If you are interested in learning more about the science behind a total solar eclipse, please take a look at Eclipse 101 from NASA!

Emily Beran
Public Services

The Pelican in Her Piety

July 24th, 2017

Just a few months after I began working at Kenneth Spencer Research Library, Dr. Elspeth Healey, one of our Special Collections librarians, showed me some materials she had pulled for a class on Renaissance printmaking. With my background in Medieval and Renaissance art history, I was excited to explore the materials she had selected. She drew my attention to a small image in Conrad Gessner’s Historiae Animalium, a sixteenth-century natural history tome featuring various bird species. The somewhat bizarre and gruesome image in question shows a pelican pecking at its breast with visible blood spilling on a nest of baby birds – a startling depiction but one familiar to me from medieval bestiaries. The rather macabre bird depicted was none other than a vulning or heraldic pelican.

Image of a vulning pelican in Historia animalium, 1555

A vulning pelican in Historia animalium by Conrad Gessner, 1555.
Call Number: Ellis Aves G97. Click image to enlarge.

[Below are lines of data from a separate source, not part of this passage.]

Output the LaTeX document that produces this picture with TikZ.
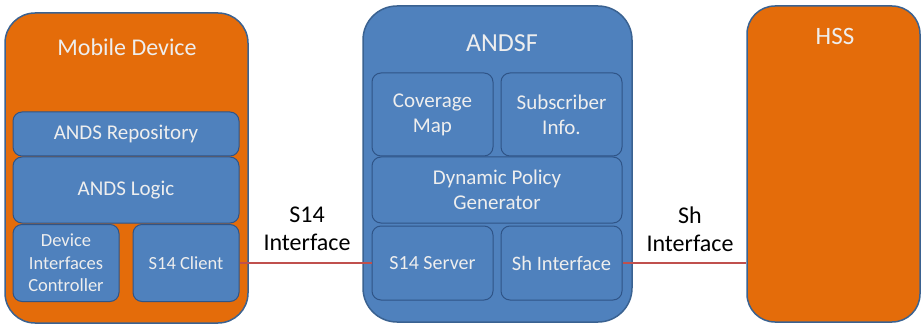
\documentclass[tikz,border=0pt]{standalone}
\usepackage{fontspec}
\setmainfont{Carlito}
\definecolor{org}{HTML}{E46C0A}
\definecolor{blu}{HTML}{4F81BD}
\definecolor{bord}{HTML}{3A6291}
\definecolor{ibord}{HTML}{2F5487}
\definecolor{lnk}{HTML}{C0504D}
\definecolor{wtxt}{HTML}{EEEEEE}
\begin{document}
\begin{tikzpicture}[x=1pt,y=-1pt,
  outer/.style={draw=bord,line width=1.5pt,rounded corners=30pt,inner sep=0pt},
  inner/.style={draw=ibord,line width=1pt,fill=blu,rounded corners=9pt,inner sep=0pt,text=wtxt,align=center},
  ttl/.style={text=wtxt,inner sep=0pt},
  lbl/.style={text=black,align=center,font=\fontsize{24}{28}\selectfont,inner sep=0pt},
  conn/.style={draw=lnk,line width=1.4pt}]
\useasboundingbox (0,0) rectangle (921,326);
% Mobile device
\node[outer,fill=org,minimum width=243pt,minimum height=310pt] (md) at (126.5,168) {};
\node[ttl,font=\fontsize{24}{28}\selectfont] (mdt) at (127,47) {Mobile Device};
\node[inner,minimum width=226pt,minimum height=44pt,font=\fontsize{21}{25}\selectfont] (repo) at (126,134) {ANDS Repository};
\node[inner,minimum width=226pt,minimum height=66pt,font=\fontsize{21}{25}\selectfont] (logic) at (126,190) {ANDS Logic};
\node[inner,minimum width=106pt,minimum height=77pt,font=\fontsize{18.5}{22.5}\selectfont] (dic) at (66,263) {Device\\Interfaces\\Controller};
\node[inner,minimum width=106pt,minimum height=77pt,font=\fontsize{18.5}{22}\selectfont] (s14c) at (186,263) {S14 Client};
% ANDSF
\node[outer,fill=blu,rounded corners=34pt,minimum width=269pt,minimum height=316pt] (andsf) at (497.5,164) {};
\node[ttl,font=\fontsize{26}{30}\selectfont] (andsft) at (502,43) {ANDSF};
\node[inner,minimum width=121pt,minimum height=83pt,font=\fontsize{21}{25}\selectfont] (cov) at (432.5,114.5) {Coverage\\Map};
\node[inner,minimum width=121pt,minimum height=83pt,font=\fontsize{21}{25}\selectfont] (sub) at (561.5,114.5) {Subscriber\\Info.};
\node[inner,minimum width=250pt,minimum height=66pt,font=\fontsize{21}{25}\selectfont] (dpg) at (497,190) {Dynamic Policy\\Generator};
\node[inner,minimum width=121pt,minimum height=74pt,font=\fontsize{20}{24}\selectfont] (s14s) at (432.5,263) {S14 Server};
\node[inner,minimum width=121pt,minimum height=74pt,font=\fontsize{20.5}{24}\selectfont] (shi) at (561.5,263) {Sh Interface};
% HSS
\node[outer,fill=org,rounded corners=28pt,minimum width=173pt,minimum height=316pt] (hss) at (833.5,164) {};
\node[ttl,font=\fontsize{25}{29}\selectfont] (hsst) at (835,36) {HSS};
% connectors
\draw[conn] (s14c.east) -- (s14s.west);
\draw[conn] (shi.east) -- (shi.east -| hss.west);
\node[lbl] (s14l) at (307,229) {S14\\Interface};
\node[lbl] (shl) at (690,229) {Sh\\Interface};
\end{tikzpicture}
\end{document}
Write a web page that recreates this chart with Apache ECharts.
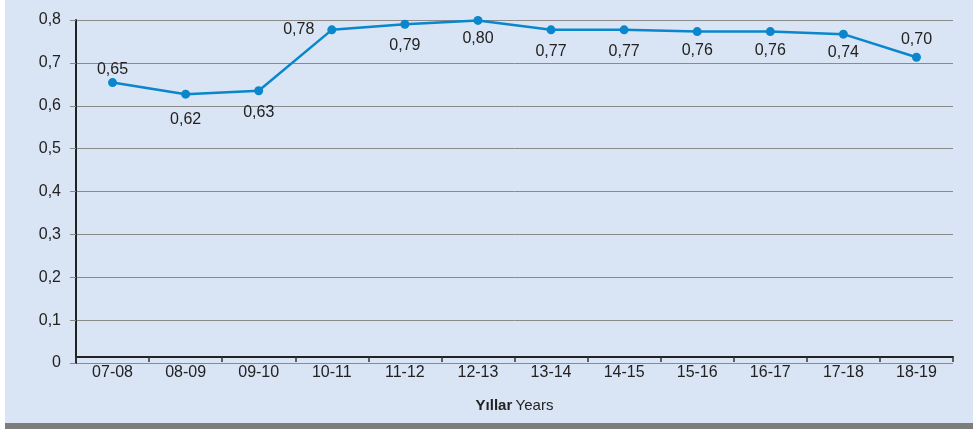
<!DOCTYPE html>
<html>
<head>
<meta charset="utf-8">
<script src="https://cdn.jsdelivr.net/npm/echarts@6/dist/echarts.min.js"></script>
<style>
  html, body { margin: 0; padding: 0; background: #ffffff; }
  #wrap { position: absolute; left: 5px; top: 0; width: 968px; height: 429px; }
  #chart { position: absolute; left: 0; top: 0; width: 968px; height: 423px; background: #d9e4f4; }
  #bar { position: absolute; left: 0; top: 423px; width: 968px; height: 6px; background: #7d7d7d; }
</style>
</head>
<body>
<div id="wrap"><div id="chart"></div><div id="bar"></div></div>
<script>
// Data
const categories = ['07-08','08-09','09-10','10-11','11-12','12-13','13-14','14-15','15-16','16-17','17-18','18-19'];
const values = [0.654, 0.627, 0.635, 0.777, 0.790, 0.799, 0.777, 0.777, 0.773, 0.773, 0.767, 0.713];
const valueLabels = ['0,65','0,62','0,63','0,78','0,79','0,80','0,77','0,77','0,76','0,76','0,74','0,70'];
const yTicks = [0, 0.1, 0.2, 0.3, 0.4, 0.5, 0.6, 0.7, 0.8];

// Label placement (style)
const labelPlace = ['top','bottom','bottom','left','bottom','bottom','bottom','bottom','bottom','bottom','bottom','top'];
const labelDist  = [1, 13, 9, 13, 9, 6, 9, 9, 7, 7, 6, 5];
const labelShift = [0, 0, 0, 0, 0, 0, 0, 0, 0, 0, -4, 0];

const FONT = 'Liberation Sans';
const chart = echarts.init(document.getElementById('chart'), null, { renderer: 'canvas' });

const seriesData = values.map((v, i) => ({
  value: v,
  label: {
    position: labelPlace[i],
    distance: labelDist[i],
    offset: [labelShift[i], 0],
    formatter: () => valueLabels[i]
  }
}));

chart.setOption({
  backgroundColor: 'transparent',
  animation: false,
  grid: { left: 71, right: 20, top: 20, bottom: 60, containLabel: false },
  xAxis: {
    type: 'category',
    data: categories,
    boundaryGap: true,
    offset: -6,
    axisLine: { show: true, lineStyle: { color: '#222', width: 2 } },
    axisTick: { show: true, inside: false, length: 5, lineStyle: { color: '#333', width: 1.5 } },
    axisLabel: { color: '#222', fontFamily: FONT, fontSize: 16, margin: 8 },
    name: '{b|Yıllar} {n|Years}',
    nameLocation: 'middle',
    nameGap: 41,
    nameTextStyle: {
      rich: {
        b: { fontFamily: FONT, fontSize: 15, fontWeight: 'bold', color: '#222' },
        n: { fontFamily: FONT, fontSize: 15, color: '#222' }
      }
    },
    splitLine: { show: false }
  },
  yAxis: {
    type: 'value',
    min: yTicks[0],
    max: yTicks[yTicks.length - 1],
    interval: 0.1,
    axisLine: { show: true, lineStyle: { color: '#222', width: 2 } },
    axisTick: { show: true, length: 6, lineStyle: { color: '#888', width: 1 } },
    axisLabel: {
      color: '#222', fontFamily: FONT, fontSize: 16, margin: 15,
      formatter: v => String(+v.toFixed(1)).replace('.', ',')
    },
    splitLine: { show: true, lineStyle: { color: '#8a8a8a', width: 1 } }
  },
  series: [{
    type: 'line',
    data: seriesData,
    symbol: 'circle',
    symbolSize: 9,
    clip: false,
    itemStyle: { color: '#0a86cc' },
    lineStyle: { color: '#0a86cc', width: 2.5 },
    label: { show: true, color: '#222', fontFamily: FONT, fontSize: 16 },
    labelLayout: { hideOverlap: false },
    z: 5
  }]
});
</script>
</body>
</html>
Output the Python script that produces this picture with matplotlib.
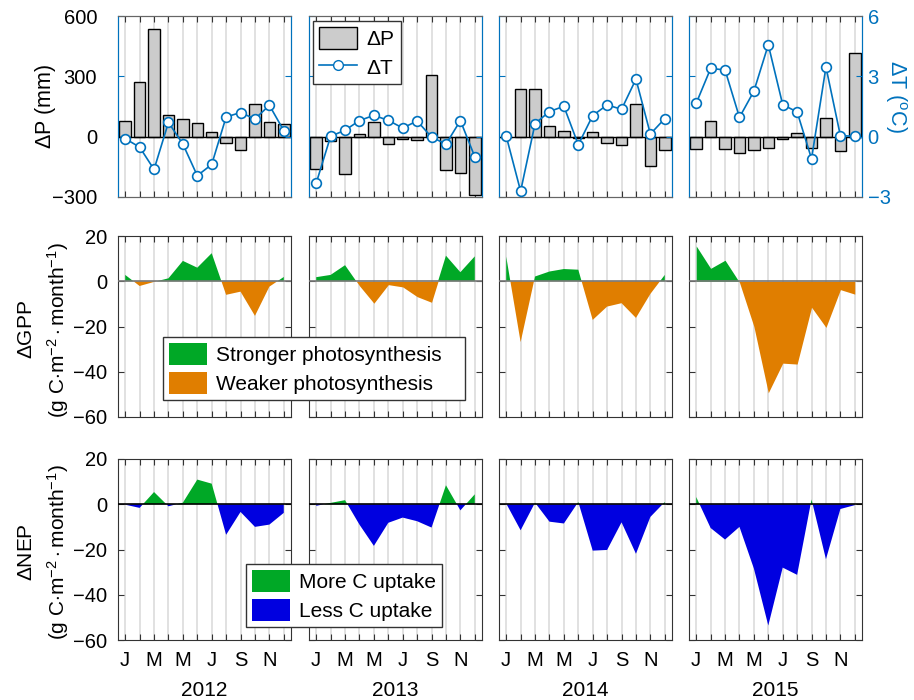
import matplotlib
matplotlib.use('Agg')
import matplotlib.pyplot as plt
import numpy as np
from matplotlib.patches import Patch
from matplotlib.lines import Line2D

plt.rcParams['font.family'] = ['Liberation Sans', 'DejaVu Sans']
plt.rcParams['mathtext.fontset'] = 'custom'
plt.rcParams['mathtext.rm'] = 'Liberation Sans'
plt.rcParams['mathtext.it'] = 'Liberation Sans:italic'

# ---------------- data ----------------
years = ['2012', '2013', '2014', '2015']
months = np.arange(1, 13)
month_labels = ['J', '', 'M', '', 'M', '', 'J', '', 'S', '', 'N', '']

dP = [
    [78, 272, 535, 110, 88, 68, 22, -30, -68, 164, 73, 61],
    [-159, -22, -184, 15, 73, -36, -13, -15, 307, -164, -182, -292],
    [-3, 239, 236, 55, 27, -8, 22, -31, -41, 160, -144, -68],
    [-63, 80, -60, -83, -66, -58, -13, 18, -55, 91, -70, 415],
]
dT = [
    [-0.10, -0.52, -1.63, 0.71, -0.37, -1.94, -1.38, 0.98, 1.20, 0.88, 1.56, 0.30],
    [-2.31, 0.02, 0.32, 0.80, 1.06, 0.81, 0.43, 0.78, -0.02, -0.37, 0.80, -1.00],
    [0.03, -2.71, 0.65, 1.25, 1.51, -0.40, 1.05, 1.58, 1.36, 2.86, 0.13, 0.90],
    [1.66, 3.39, 3.32, 0.96, 2.26, 4.57, 1.59, 1.23, -1.10, 3.46, 0.05, 0.02],
]
dGPP = [
    [2.8, -2.1, -0.3, 1.3, 9.0, 6.0, 12.4, -6.0, -4.6, -15.3, -2.4, 1.9],
    [1.8, 2.8, 7.1, -2.0, -9.7, -1.5, -2.5, -6.8, -9.3, 11.3, 4.0, 11.0],
    [10.9, -26.9, 2.1, 4.3, 5.4, 5.1, -17.1, -11.2, -9.7, -16.2, -5.6, 2.8],
    [15.6, 5.7, 9.3, -0.5, -20.0, -49.3, -36.2, -36.6, -11.5, -20.4, -3.7, -5.7],
]
dNEP = [
    [-0.2, -1.6, 5.4, -0.9, 0.7, 10.9, 9.1, -13.5, -3.4, -10.0, -9.0, -3.8],
    [-0.7, 0.6, 1.8, -9.0, -18.4, -8.2, -5.9, -7.5, -10.3, 8.4, -2.7, 4.4],
    [0.3, -11.5, 0.7, -7.7, -8.5, 1.0, -20.5, -20.2, -8.0, -21.9, -5.6, 1.0],
    [3.2, -10.5, -15.6, -10.0, -28.4, -53.6, -28.0, -31.2, 2.1, -24.3, -2.1, -0.4],
]

# ---------------- style ----------------
W, H = 914, 700
BLUE = '#0072BD'
GREEN = '#00A826'
ORANGE = '#E07E00'
NEPBLUE = '#0000E0'
GRID = '#dcdcdc'
SPINE = '#333333'
FS = 14

fig = plt.figure(figsize=(W / 100, H / 100), dpi=100)

col_left = [118, 309, 499, 689]
col_w = 173
rows = [(16, 197), (236, 417), (459, 640)]


def add_ax(col, row):
    top, bot = rows[row]
    return fig.add_axes([col_left[col] / W, 1 - bot / H, col_w / W, (bot - top) / H])


def common_x(ax, bottom_row):
    ax.set_xlim(0.5, 12.5)
    ax.set_xticks(months)
    ax.grid(axis='x', color=GRID, lw=1.2, zorder=0)
    ax.set_axisbelow(True)
    ax.tick_params(axis='x', direction='in', top=True, length=4, color=SPINE,
                   labelsize=FS + 0.5, pad=8)
    if bottom_row:
        ax.set_xticklabels(month_labels)
    else:
        ax.set_xticklabels([])


# ---------- row 1: dP bars + dT line ----------
for c in range(4):
    ax = add_ax(c, 0)
    common_x(ax, False)
    ax.bar(months, dP[c], width=0.8, color='#cccccc', edgecolor='black', lw=1, zorder=2)
    ax.axhline(0, color='black', lw=1, zorder=3)
    ax.set_ylim(-300, 600)
    ax.set_yticks([-300, 0, 300, 600])
    ax.tick_params(axis='y', direction='in', left=True, right=False, length=4,
                   color=BLUE, labelsize=FS + 0.5, labelcolor='black', pad=15)
    if c != 0:
        ax.set_yticklabels([])
    axT = ax.twinx()
    axT.plot(months, dT[c], '-o', color=BLUE, mfc='white', mec=BLUE, ms=7, mew=1.2,
             lw=1.2, zorder=4)
    axT.set_ylim(-3, 6)
    axT.set_yticks([-3, 0, 3, 6])
    axT.tick_params(axis='y', direction='in', right=True, length=4, color=BLUE,
                    labelsize=FS + 0.5, labelcolor=BLUE, pad=4)
    if c != 3:
        axT.set_yticklabels([])
    for a in (ax, axT):
        a.spines['left'].set_color(BLUE)
        a.spines['right'].set_color(BLUE)
        a.spines['top'].set_color('#666666')
        a.spines['bottom'].set_color('#666666')

# ---------- rows 2, 3: GPP & NEP ----------
for r, data, neg_col, zcol in [(1, dGPP, ORANGE, '#777777'), (2, dNEP, NEPBLUE, 'black')]:
    for c in range(4):
        ax = add_ax(c, r)
        common_x(ax, r == 2)
        y = np.array(data[c], dtype=float)
        ax.fill_between(months, y, 0, where=y >= 0, interpolate=True, color=GREEN,
                        lw=0, zorder=2)
        ax.fill_between(months, y, 0, where=y <= 0, interpolate=True, color=neg_col,
                        lw=0, zorder=2)
        ax.axhline(0, color=zcol, lw=1.2, zorder=3)
        ax.set_ylim(-60, 20)
        ax.set_yticks([-60, -40, -20, 0, 20])
        ax.tick_params(axis='y', direction='in', left=True, right=True, length=4,
                       color=SPINE, labelsize=FS + 0.5, pad=8)
        for s in ax.spines.values():
            s.set_color(SPINE)
        if c != 0:
            ax.set_yticklabels([])
        if r == 2:
            ax.set_xlabel(years[c], fontsize=FS + 1, labelpad=8)

# ---------- y labels ----------
fig.text(45 / W, 1 - 106 / H, r'$\Delta$P (mm)', rotation=90, ha='center', va='center',
         fontsize=FS + 1.5)
fig.text(896 / W, 1 - 97 / H, r'$\Delta$T ($^{\mathrm{o}}$C)', rotation=270, ha='center',
         va='center', fontsize=FS + 1.5, color=BLUE)
unit = r'(g C$\cdot$m$^{-2}\cdot$month$^{-1}$)'
fig.text(44 / W, 1 - 330 / H, r'$\Delta$GPP' + '\n' + unit, rotation=90, ha='center',
         va='center', fontsize=FS + 1, linespacing=1.5, multialignment='center')
fig.text(44 / W, 1 - 552 / H, r'$\Delta$NEP' + '\n' + unit, rotation=90, ha='center',
         va='center', fontsize=FS + 1, linespacing=1.5, multialignment='center')

# ---------- legends ----------
leg_kw = dict(frameon=True, fancybox=False, framealpha=1, edgecolor='#333333',
              fontsize=FS + 1, borderaxespad=0, loc='upper left',
              handlelength=1.8, handleheight=1.25, handletextpad=0.45,
              borderpad=0.3, labelspacing=0.3)

h1 = [Patch(facecolor='#cccccc', edgecolor='black', lw=1),
      Line2D([], [], color=BLUE, marker='o', mfc='white', mec=BLUE, ms=7, lw=1.2)]
lg = fig.legend(h1, [r'$\Delta$P', r'$\Delta$T'], bbox_to_anchor=(313 / W, 1 - 21 / H),
                **leg_kw)
lg.get_frame().set_linewidth(1)

h2 = [Patch(facecolor=GREEN, lw=0), Patch(facecolor=ORANGE, lw=0)]
lg = fig.legend(h2, ['Stronger photosynthesis   ', 'Weaker photosynthesis'],
                bbox_to_anchor=(163 / W, 1 - 337 / H), **leg_kw)
lg.get_frame().set_linewidth(1)

h3 = [Patch(facecolor=GREEN, lw=0), Patch(facecolor=NEPBLUE, lw=0)]
lg = fig.legend(h3, ['More C uptake', 'Less C uptake'],
                bbox_to_anchor=(246 / W, 1 - 564 / H), **leg_kw)
lg.get_frame().set_linewidth(1)

fig.savefig('out.png', dpi=100)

The term vulning comes from the Latin verb “vulno” which means “to wound.” When pelicans feed their young, the mother macerates fish in the large sack in her beak then feeds it to her babies by lowering her beak to her chest to transfer the regurgitated fish more easily. The observation of this feeding practice led to the mistaken descriptions of female pelicans pecking their breasts and spilling blood onto their babies to provide sustenance. The idea of a pelican wounding herself for the sake of her young gained a religious connotation and became a symbol for Jesus Christ and his sacrificial death and resurrection – a necessary sacrifice for the redemption of humanity according to the Christian tradition. Also described as a “pelican in her piety,” the vulning pelican became a popular symbol in medieval heraldry and was featured in bestiaries (books about a mixture of real and imaginary animals) because of this religious association.

The presence of the vulning pelican in bestiaries could explains how this popular piece of religious symbolism found its way into a scientific study from the sixteenth century. Bestiaries were collections of descriptions of both real and mythological beasts. These creatures were typically accompanied by some moral tale that was meant to be instructional for the reader. While bestiaries had been around for centuries, they gained a high level of popularity during the Middle Ages. These bestiaries were in some ways the forerunners to later scientific publications like Conrad Gessner’s book about the natural history of animals. It is not surprising that certain illustrations were carried over from the bestiaries into early scientific books during the transition from the Medieval to the Renaissance period.

However, the vulning pelican also appeared in emblem books, a type of book that originated in Italy in the mid-sixteenth century, rapidly became fashionable throughout Europe, and remained popular until the early eighteenth century. An emblem book consists of a series of pictures, each accompanied by a motto and an explanatory poem, which together present a concept, usually with a moral, about a theme, such as religion, politics, or love. The vulning pelican appears in emblem books with a religious theme. This continuing popularity via another source could also account for the vulning pelican imagery’s use in naturalist texts.

The appropriation of the vulning pelican from religious symbol to scientific illustration has helped preserve the history of this strange depiction. Considering the vulning pelican’s history as a symbol of the Christian resurrection, it is rather ironic to see how this depiction has experienced a resurrection of its own throughout the centuries.